Последнее, что увидел Игорь Валенок на улице Толстого в тоскливой четверти города Киселевска с названьем Дальние горы, был толстый щенок с коротким хвостиком. Старый знакомый. За месяц-полтора с последней встречи он не слишком-то изменился. Такой же крупноголовый, неловкий и смешной, штыб с молоком. Он неуклюже поспешал по встречной обочине, скользя мягкими детскими лапами по серым гладким камням. Меховая пропыленная сарделька карабкалась вверх, туда, где, по всей видимости, стояла и смотрела на него тупыми темными глазами такая же, коровьей масти мать. Живая. Потому что Игорь успел каким-то чудом среагировать и отвести от ее бока блестящее кольцо со вписанными в него зубами. Пауком, составленным из многолапых букв V и W, мучительно похожим на фашистский знак. На свастику.
Живые. Вечные. Посреди дороги. Быть может, они заговоренные? Да, оба, и мать, и вот помет ее. Что чудотворное тут? Серое небо, серая пыль, естественное, цвета не имеющее слабоумие? Собаки, возьмите к себе человека.
Нельзя, ты не один.
Лечь и лежать, просто лежать. Единственное положение, в котором он свободен. Не связан с миром, не кантуем. Лежать и не шевелиться. И все будет хорошо, потому что лежачих не бьют. Они похожи на покойников и оттого свободны. Свободны совершенно.
Если только не думают. Ни о чем не думают. Если в голове не остается ничего, кроме ваты. Ваты мерной, бесконечной, не знающей разрывов и пересечений, свежей небесной лыжни. Такой, что видишь под собой в иллюминаторе самолета, бегущей от Северного полюса к Южному. Стелящейся, вьющейся, петляющей, пересекающей ухабы облаков, взбивающей молочные снотворные клубы, хвосты, колечки, ныряющей в небесный белый, подбрюшный пух, выныривающей на полупрозрачные, седые птичьи гребни, но никогда не прерывающейся. Все длящейся, и длящейся, и длящейся.

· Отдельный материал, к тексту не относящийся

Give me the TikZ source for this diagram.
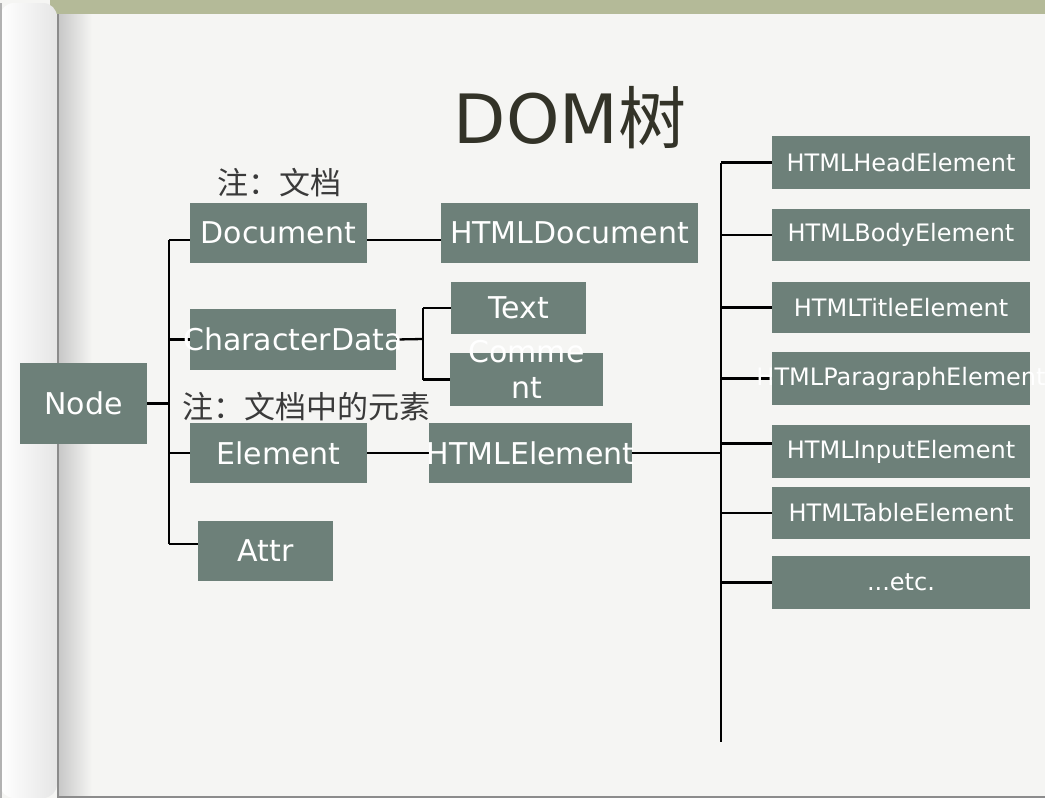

Выхода не было. Даже после того, как очень быстро, много быстрее, чем это обычно происходило, сменилось соотношенье часов патологического, болезненного возбуждения и наказания, расплаты за него. Уже к полудню она начинала падать и заговариваться. Но самый простой и легкий путь – пройти два квартала и лечь под капельницу в медицинском центре «Ваш доктор» – не принимался.
– Там моргом пахнет, не хочу. Они меня убьют.
В молодости она не страшилась ничего, в той общей трезвости и радости их юной жизни любое море было по колено. Опасности, болезни и, уж тем более, какая-то там смерть просто не существовали в сознании Алки. Она казалась солнечным зайцем, сгустком энергии и беззаботности.
Теперь же, на пятом десятке, Алла Айдаровна боялась всего и вся, а в дни, когда от нее самой несло если и не моргом, то шкафчиком патологоанатома, – маниакально, особенно иголок, шприцев, капельниц.
– Гепатит. Это последнее, чего мне в жизни не хватает. Лишь только это еще во мне не завелось. Ну или не проснулось. Лучше уж сразу молотком по темечку.
И все равно Алка – это самое лучшее, что с ним случилось в жизни. Кем бы он был, кем бы он стал, если бы не Алка, – нелепым, грузным Валенком, чудаком, читающим на ходу даже не книгу, а так, какую-то листовку, рекламный проспект, поданный ему на улице подростком или стариком? Подслеповатым и рассеянным доцентом, задумчиво сующим ненужную бумажку не в урну, не в ротик мусорного ящика, а в карман? Человеком, для которого самым тревожащим душу звуком, зовущим и будоражащим, был бы шелест тополей, сырое воркование и влажный лепет в гуще крон за окном во время волнообразно накатывающего на город и откатывающего ночного летнего дождя? Гулы и шевеленья того же в сущности масштаба и значенья, что и тревоги, звуки и движенья собственного ЖКТ.
А с Алкой он однажды видел и, что важнее, слышал, как мир кончается. Взрывается и остается целым. Такое чудо в гусиной медной коже и крупных изумрудах пота.